Paul Simon, perle d’autore che non tramontano

Successo per il cantautore sempre legato agli evergreen dei tempi del sodalizio con Garfunkel. E i fan gli perdonano i limitati mezzi vocali

Cos’è una grande canzone? Un evergreen? Un brano dalla melodia elegante e orecchiabile con un testo che colpisca il cuore o la fantasia. Un brano che supera i limiti temporali e si ascolta con il giusto tasso di nostalgia e di ricordi. Un brano che ci ricorda la gioventù senza farci vedere il fantasma dei rimpianti.

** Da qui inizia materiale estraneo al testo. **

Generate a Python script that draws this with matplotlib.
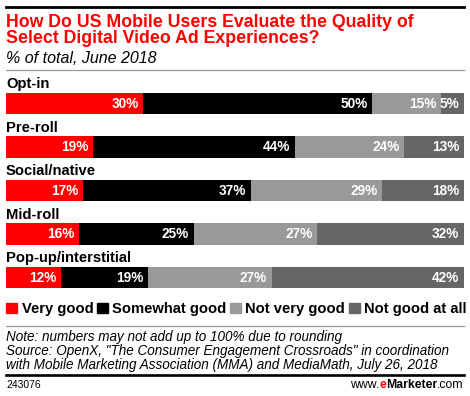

Per farla breve una grande canzone è - ad esempio - una canzone di Paul Simon, il poeta laureato in pop che è tornato in Italia, a 66 anni, per raccontarci la fresca eloquenza giovanile del suo repertorio. Lo ha fatto al Milano Jazzin’ Festival, pescando le perle migliori del suo sterminato repertorio, ripulendole dalle scorie, liberandole dell’alone dolciastro e melenso che spesso assumevano in coppia con Garfunkel, rivestendole - insieme a una superband - coi colori di un folk friabile e sempre più collegato al jazz, al rock, ai suoni etnici.
I suoi coloriti bozzetti stilistici partono da Gumboots e The Boy In the Bubble e retrocedono fino a Mrs. Robinson (versione eccezionale che non concede nulla al leziosismo), prendono il volo verso i ritmi afrogospel e zydeco di Diamonds On the Soles of Her Shoes e Graceland, ripiegano sul magico intimismo di Duncan (favola agrodolce) per poi alternare l’ispirazione di Slip Slidin’ Away e la carica ritmica di Train In the Distance seminando qui e lì (con parsimonia) pagine gloriose di Simon & Garfunkel come The Only Living Boy In New York, The Boxer e Sound of Silence. Proprio in questi due pezzi, senza la purezza vocale da tenore di Garfunkel, si rivela il genio di Simon, che emoziona i fan nonostante i limitati mezzi vocali. Simon ha una voce strana; il suo canto è secco e incisivo, dagli accenti ora ironici, ora drammatici, ora allusivi. E poi sa raccontare delle storie che combinano sogno, realismo, sentimenti, filosofia (qualcuno dice al limite della presunzione). Le sue ballate sono diverse, lontane dalla contestazione (ma non per questo meno profonde), e dedicate ai problemi del nuovo ceto medio americano che aveva scoperto il pop grazie ai Beatles e cercava canzoni d’autore in cui credere ed identificarsi.
È un personaggio chiuso, difficile, rigoroso che, partendo dal folk, ha scandagliato gli elementi più interessanti di ogni genere e stile evitando gli scopiazzamenti e le parodie. Prendete la brillantezza armonica di Me and Julio Down by the Schoolyard unita alla malizia del testo (storia omosessuale di due ragazzi sorpresi dai genitori), la cangiante chitarra acustica di Duncan con gli intermezzi indoamericani che ricordano El condor pasa, le brillanti tracimazioni rock - sul filo della psichedelia - di How Can You Live In the Northeast e ci troverete componenti rurali e metropolitane, toni pop e toni da predicatore profano a scardinare i canoni della ballata convenzionale. Il concerto è una festa anche se il suo pubblico è sempre piuttosto controllato.

Simon non tradisce emozioni; lui è lì, piccolo gladiatore, a catalizzare il pubblico solo con la forza della voce e della chitarra (senza dimenticare i preziosi virtuosismi della band), ché il physique du rôle non l’ha mai avuto, così piccolo e spennacchiato e ora anche bello rotondetto, ma non ha mai perso il lirismo e la carica narrativa dell’artista «ancora fuori di testa dopo tutti questi anni», come recita uno dei brani più applauditi.